TASK INSTRUCTIONS - Return the listing below unchanged, minus its pictures.
┄┄┄┄┄┄┄┄┄┄
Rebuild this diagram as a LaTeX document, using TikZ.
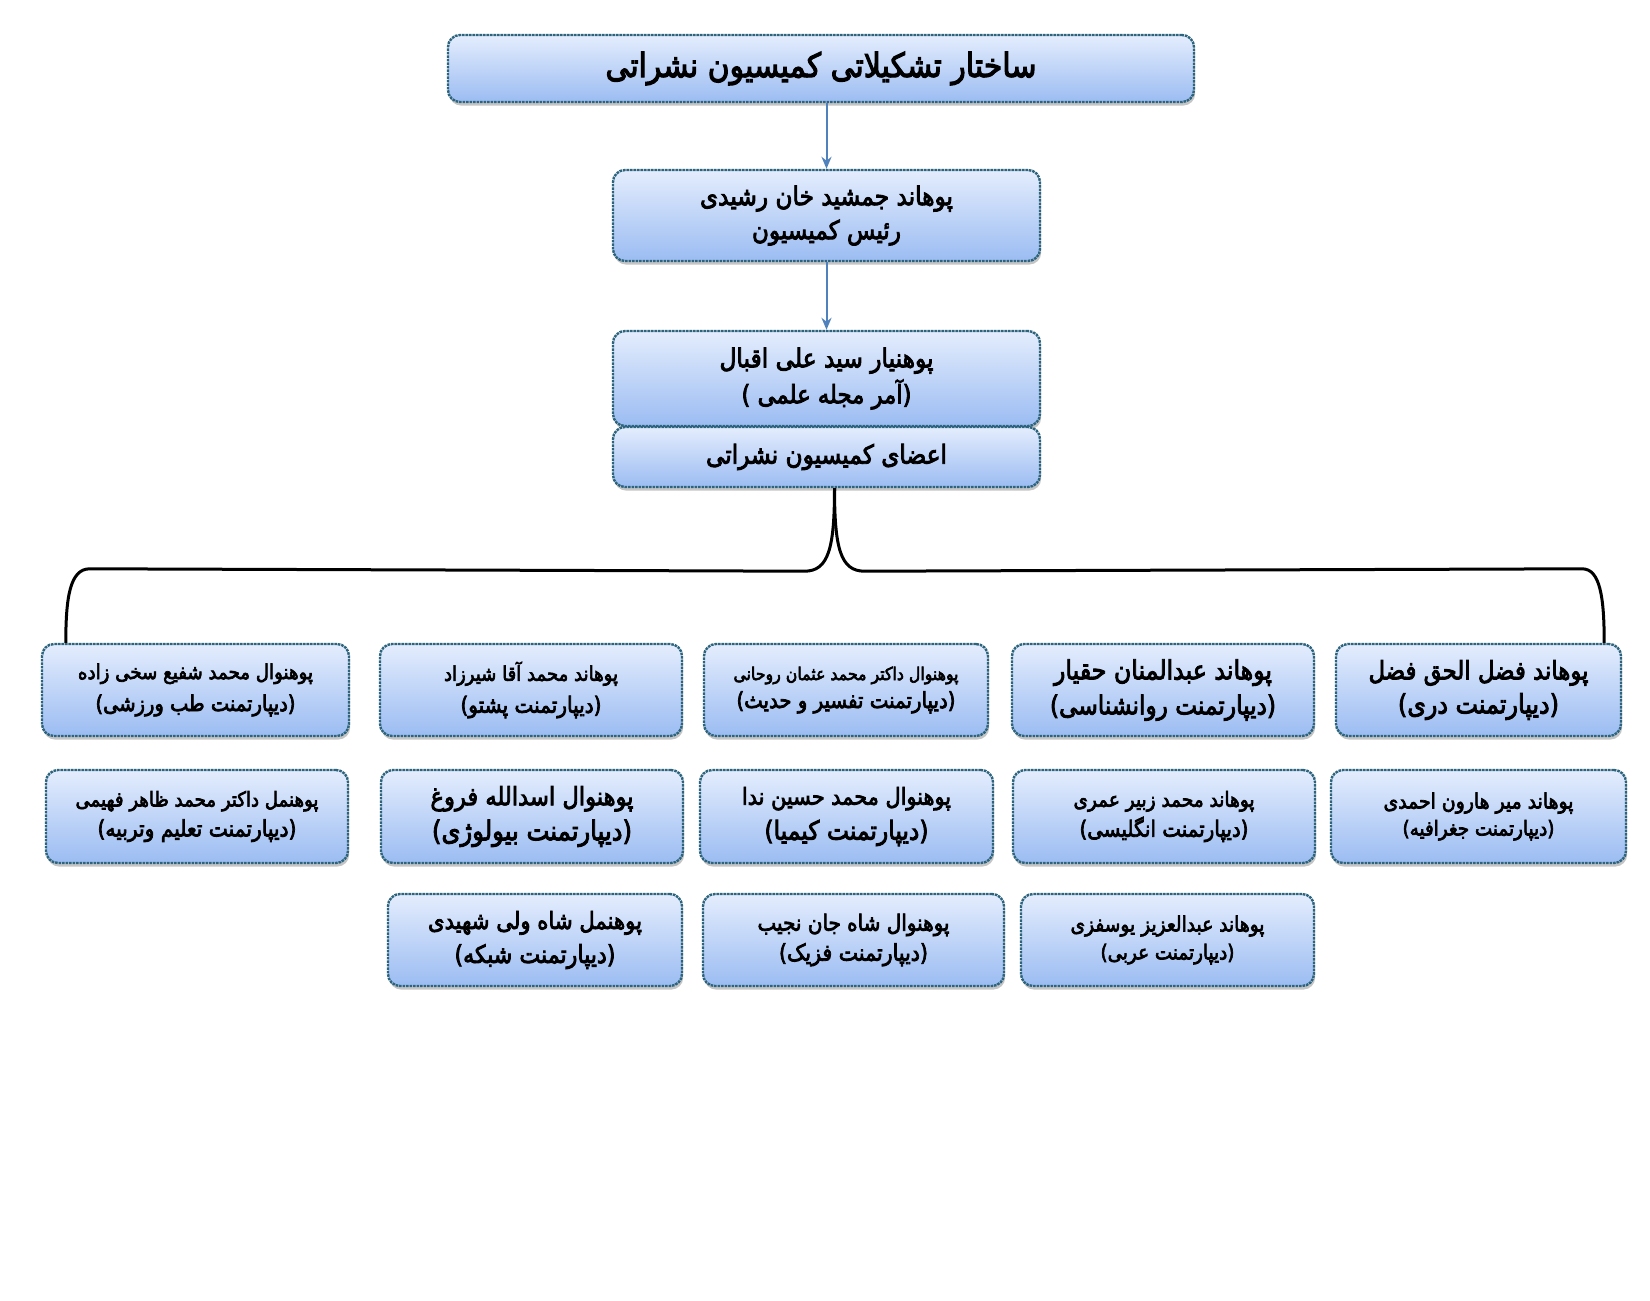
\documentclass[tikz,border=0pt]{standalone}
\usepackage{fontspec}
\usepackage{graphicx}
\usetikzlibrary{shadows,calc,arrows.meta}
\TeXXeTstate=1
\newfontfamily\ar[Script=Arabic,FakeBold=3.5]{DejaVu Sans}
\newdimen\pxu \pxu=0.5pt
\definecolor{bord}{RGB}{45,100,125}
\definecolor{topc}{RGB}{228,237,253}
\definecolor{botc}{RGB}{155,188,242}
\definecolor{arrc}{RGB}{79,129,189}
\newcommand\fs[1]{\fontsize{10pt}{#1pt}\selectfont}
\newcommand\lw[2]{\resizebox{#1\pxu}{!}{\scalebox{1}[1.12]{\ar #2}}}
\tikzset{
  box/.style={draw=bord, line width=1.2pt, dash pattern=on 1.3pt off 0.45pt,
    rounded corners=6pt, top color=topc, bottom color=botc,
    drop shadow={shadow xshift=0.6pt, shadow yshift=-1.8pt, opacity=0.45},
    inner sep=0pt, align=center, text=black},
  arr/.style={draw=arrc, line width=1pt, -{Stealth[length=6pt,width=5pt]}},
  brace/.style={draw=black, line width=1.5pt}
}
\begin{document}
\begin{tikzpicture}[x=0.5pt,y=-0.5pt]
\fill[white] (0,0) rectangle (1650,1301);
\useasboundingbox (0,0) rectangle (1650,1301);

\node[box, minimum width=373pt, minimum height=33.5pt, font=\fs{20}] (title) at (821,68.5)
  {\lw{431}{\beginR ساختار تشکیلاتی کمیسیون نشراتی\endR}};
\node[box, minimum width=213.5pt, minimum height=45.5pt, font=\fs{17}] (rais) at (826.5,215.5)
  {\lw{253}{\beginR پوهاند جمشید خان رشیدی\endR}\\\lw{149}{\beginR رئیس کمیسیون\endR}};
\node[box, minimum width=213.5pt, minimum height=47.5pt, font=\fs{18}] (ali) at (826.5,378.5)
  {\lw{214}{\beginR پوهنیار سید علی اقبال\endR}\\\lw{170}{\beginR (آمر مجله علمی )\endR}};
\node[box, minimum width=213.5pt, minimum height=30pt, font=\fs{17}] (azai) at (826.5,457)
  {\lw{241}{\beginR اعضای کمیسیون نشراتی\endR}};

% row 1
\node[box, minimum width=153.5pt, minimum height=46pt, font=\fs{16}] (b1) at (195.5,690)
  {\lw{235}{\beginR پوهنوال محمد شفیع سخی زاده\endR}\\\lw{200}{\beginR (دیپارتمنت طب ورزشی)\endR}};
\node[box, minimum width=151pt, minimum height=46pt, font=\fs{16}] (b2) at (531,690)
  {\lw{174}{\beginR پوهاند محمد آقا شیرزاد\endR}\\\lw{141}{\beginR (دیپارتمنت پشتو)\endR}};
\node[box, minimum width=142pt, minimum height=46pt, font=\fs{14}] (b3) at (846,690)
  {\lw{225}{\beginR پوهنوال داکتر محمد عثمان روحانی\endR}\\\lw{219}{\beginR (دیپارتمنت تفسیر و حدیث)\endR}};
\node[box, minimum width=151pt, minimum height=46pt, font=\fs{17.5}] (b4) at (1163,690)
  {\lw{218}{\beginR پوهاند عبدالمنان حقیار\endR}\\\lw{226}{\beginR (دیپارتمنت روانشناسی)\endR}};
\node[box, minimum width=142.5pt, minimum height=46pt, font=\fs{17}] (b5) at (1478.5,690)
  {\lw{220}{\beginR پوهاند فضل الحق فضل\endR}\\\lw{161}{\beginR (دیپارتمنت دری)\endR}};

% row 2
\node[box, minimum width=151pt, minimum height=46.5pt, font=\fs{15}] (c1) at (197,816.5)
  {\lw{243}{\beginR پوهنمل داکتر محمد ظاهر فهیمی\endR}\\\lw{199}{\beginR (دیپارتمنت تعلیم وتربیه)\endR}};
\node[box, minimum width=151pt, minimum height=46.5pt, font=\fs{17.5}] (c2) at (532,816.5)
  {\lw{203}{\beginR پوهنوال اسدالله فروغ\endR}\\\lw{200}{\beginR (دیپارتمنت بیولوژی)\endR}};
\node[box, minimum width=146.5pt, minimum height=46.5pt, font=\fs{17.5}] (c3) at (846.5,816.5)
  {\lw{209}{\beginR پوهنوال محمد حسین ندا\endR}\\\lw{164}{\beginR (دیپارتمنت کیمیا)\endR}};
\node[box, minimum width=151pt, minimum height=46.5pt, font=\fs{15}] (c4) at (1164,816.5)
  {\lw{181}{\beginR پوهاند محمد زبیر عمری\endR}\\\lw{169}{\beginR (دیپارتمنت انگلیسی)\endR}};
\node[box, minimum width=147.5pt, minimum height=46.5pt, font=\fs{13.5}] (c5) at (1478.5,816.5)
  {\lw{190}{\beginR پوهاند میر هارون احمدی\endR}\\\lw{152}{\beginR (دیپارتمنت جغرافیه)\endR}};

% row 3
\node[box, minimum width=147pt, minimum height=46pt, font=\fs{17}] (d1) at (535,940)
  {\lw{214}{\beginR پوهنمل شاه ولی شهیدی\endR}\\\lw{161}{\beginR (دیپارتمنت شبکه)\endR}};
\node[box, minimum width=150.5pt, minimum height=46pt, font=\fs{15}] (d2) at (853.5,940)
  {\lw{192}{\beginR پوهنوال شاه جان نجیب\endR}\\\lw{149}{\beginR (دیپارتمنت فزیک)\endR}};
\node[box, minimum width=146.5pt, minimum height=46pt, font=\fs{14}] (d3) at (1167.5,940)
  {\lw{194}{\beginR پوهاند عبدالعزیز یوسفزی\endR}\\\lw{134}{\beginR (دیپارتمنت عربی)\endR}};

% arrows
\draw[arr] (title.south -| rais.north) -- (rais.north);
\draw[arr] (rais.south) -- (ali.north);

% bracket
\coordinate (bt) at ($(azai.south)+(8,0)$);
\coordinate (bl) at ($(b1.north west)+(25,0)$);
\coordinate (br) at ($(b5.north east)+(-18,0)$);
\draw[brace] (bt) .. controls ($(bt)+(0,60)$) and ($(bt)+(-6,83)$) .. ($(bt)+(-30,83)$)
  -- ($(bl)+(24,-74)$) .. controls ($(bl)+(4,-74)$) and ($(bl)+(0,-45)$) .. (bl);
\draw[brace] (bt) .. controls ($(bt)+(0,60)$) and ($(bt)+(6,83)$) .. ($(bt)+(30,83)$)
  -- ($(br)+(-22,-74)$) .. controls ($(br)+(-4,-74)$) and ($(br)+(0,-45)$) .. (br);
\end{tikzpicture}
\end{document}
┄┄┄┄┄┄┄┄┄┄
TASK SOLUTION -
Rebuild this diagram as a LaTeX document, using TikZ.
\documentclass[tikz,border=0pt]{standalone}
\usepackage{fontspec}
\usepackage{graphicx}
\usetikzlibrary{shadows,calc,arrows.meta}
\TeXXeTstate=1
\newfontfamily\ar[Script=Arabic,FakeBold=3.5]{DejaVu Sans}
\newdimen\pxu \pxu=0.5pt
\definecolor{bord}{RGB}{45,100,125}
\definecolor{topc}{RGB}{228,237,253}
\definecolor{botc}{RGB}{155,188,242}
\definecolor{arrc}{RGB}{79,129,189}
\newcommand\fs[1]{\fontsize{10pt}{#1pt}\selectfont}
\newcommand\lw[2]{\resizebox{#1\pxu}{!}{\scalebox{1}[1.12]{\ar #2}}}
\tikzset{
  box/.style={draw=bord, line width=1.2pt, dash pattern=on 1.3pt off 0.45pt,
    rounded corners=6pt, top color=topc, bottom color=botc,
    drop shadow={shadow xshift=0.6pt, shadow yshift=-1.8pt, opacity=0.45},
    inner sep=0pt, align=center, text=black},
  arr/.style={draw=arrc, line width=1pt, -{Stealth[length=6pt,width=5pt]}},
  brace/.style={draw=black, line width=1.5pt}
}
\begin{document}
\begin{tikzpicture}[x=0.5pt,y=-0.5pt]
\fill[white] (0,0) rectangle (1650,1301);
\useasboundingbox (0,0) rectangle (1650,1301);

\node[box, minimum width=373pt, minimum height=33.5pt, font=\fs{20}] (title) at (821,68.5)
  {\lw{431}{\beginR ساختار تشکیلاتی کمیسیون نشراتی\endR}};
\node[box, minimum width=213.5pt, minimum height=45.5pt, font=\fs{17}] (rais) at (826.5,215.5)
  {\lw{253}{\beginR پوهاند جمشید خان رشیدی\endR}\\\lw{149}{\beginR رئیس کمیسیون\endR}};
\node[box, minimum width=213.5pt, minimum height=47.5pt, font=\fs{18}] (ali) at (826.5,378.5)
  {\lw{214}{\beginR پوهنیار سید علی اقبال\endR}\\\lw{170}{\beginR (آمر مجله علمی )\endR}};
\node[box, minimum width=213.5pt, minimum height=30pt, font=\fs{17}] (azai) at (826.5,457)
  {\lw{241}{\beginR اعضای کمیسیون نشراتی\endR}};

% row 1
\node[box, minimum width=153.5pt, minimum height=46pt, font=\fs{16}] (b1) at (195.5,690)
  {\lw{235}{\beginR پوهنوال محمد شفیع سخی زاده\endR}\\\lw{200}{\beginR (دیپارتمنت طب ورزشی)\endR}};
\node[box, minimum width=151pt, minimum height=46pt, font=\fs{16}] (b2) at (531,690)
  {\lw{174}{\beginR پوهاند محمد آقا شیرزاد\endR}\\\lw{141}{\beginR (دیپارتمنت پشتو)\endR}};
\node[box, minimum width=142pt, minimum height=46pt, font=\fs{14}] (b3) at (846,690)
  {\lw{225}{\beginR پوهنوال داکتر محمد عثمان روحانی\endR}\\\lw{219}{\beginR (دیپارتمنت تفسیر و حدیث)\endR}};
\node[box, minimum width=151pt, minimum height=46pt, font=\fs{17.5}] (b4) at (1163,690)
  {\lw{218}{\beginR پوهاند عبدالمنان حقیار\endR}\\\lw{226}{\beginR (دیپارتمنت روانشناسی)\endR}};
\node[box, minimum width=142.5pt, minimum height=46pt, font=\fs{17}] (b5) at (1478.5,690)
  {\lw{220}{\beginR پوهاند فضل الحق فضل\endR}\\\lw{161}{\beginR (دیپارتمنت دری)\endR}};

% row 2
\node[box, minimum width=151pt, minimum height=46.5pt, font=\fs{15}] (c1) at (197,816.5)
  {\lw{243}{\beginR پوهنمل داکتر محمد ظاهر فهیمی\endR}\\\lw{199}{\beginR (دیپارتمنت تعلیم وتربیه)\endR}};
\node[box, minimum width=151pt, minimum height=46.5pt, font=\fs{17.5}] (c2) at (532,816.5)
  {\lw{203}{\beginR پوهنوال اسدالله فروغ\endR}\\\lw{200}{\beginR (دیپارتمنت بیولوژی)\endR}};
\node[box, minimum width=146.5pt, minimum height=46.5pt, font=\fs{17.5}] (c3) at (846.5,816.5)
  {\lw{209}{\beginR پوهنوال محمد حسین ندا\endR}\\\lw{164}{\beginR (دیپارتمنت کیمیا)\endR}};
\node[box, minimum width=151pt, minimum height=46.5pt, font=\fs{15}] (c4) at (1164,816.5)
  {\lw{181}{\beginR پوهاند محمد زبیر عمری\endR}\\\lw{169}{\beginR (دیپارتمنت انگلیسی)\endR}};
\node[box, minimum width=147.5pt, minimum height=46.5pt, font=\fs{13.5}] (c5) at (1478.5,816.5)
  {\lw{190}{\beginR پوهاند میر هارون احمدی\endR}\\\lw{152}{\beginR (دیپارتمنت جغرافیه)\endR}};

% row 3
\node[box, minimum width=147pt, minimum height=46pt, font=\fs{17}] (d1) at (535,940)
  {\lw{214}{\beginR پوهنمل شاه ولی شهیدی\endR}\\\lw{161}{\beginR (دیپارتمنت شبکه)\endR}};
\node[box, minimum width=150.5pt, minimum height=46pt, font=\fs{15}] (d2) at (853.5,940)
  {\lw{192}{\beginR پوهنوال شاه جان نجیب\endR}\\\lw{149}{\beginR (دیپارتمنت فزیک)\endR}};
\node[box, minimum width=146.5pt, minimum height=46pt, font=\fs{14}] (d3) at (1167.5,940)
  {\lw{194}{\beginR پوهاند عبدالعزیز یوسفزی\endR}\\\lw{134}{\beginR (دیپارتمنت عربی)\endR}};

% arrows
\draw[arr] (title.south -| rais.north) -- (rais.north);
\draw[arr] (rais.south) -- (ali.north);

% bracket
\coordinate (bt) at ($(azai.south)+(8,0)$);
\coordinate (bl) at ($(b1.north west)+(25,0)$);
\coordinate (br) at ($(b5.north east)+(-18,0)$);
\draw[brace] (bt) .. controls ($(bt)+(0,60)$) and ($(bt)+(-6,83)$) .. ($(bt)+(-30,83)$)
  -- ($(bl)+(24,-74)$) .. controls ($(bl)+(4,-74)$) and ($(bl)+(0,-45)$) .. (bl);
\draw[brace] (bt) .. controls ($(bt)+(0,60)$) and ($(bt)+(6,83)$) .. ($(bt)+(30,83)$)
  -- ($(br)+(-22,-74)$) .. controls ($(br)+(-4,-74)$) and ($(br)+(0,-45)$) .. (br);
\end{tikzpicture}
\end{document}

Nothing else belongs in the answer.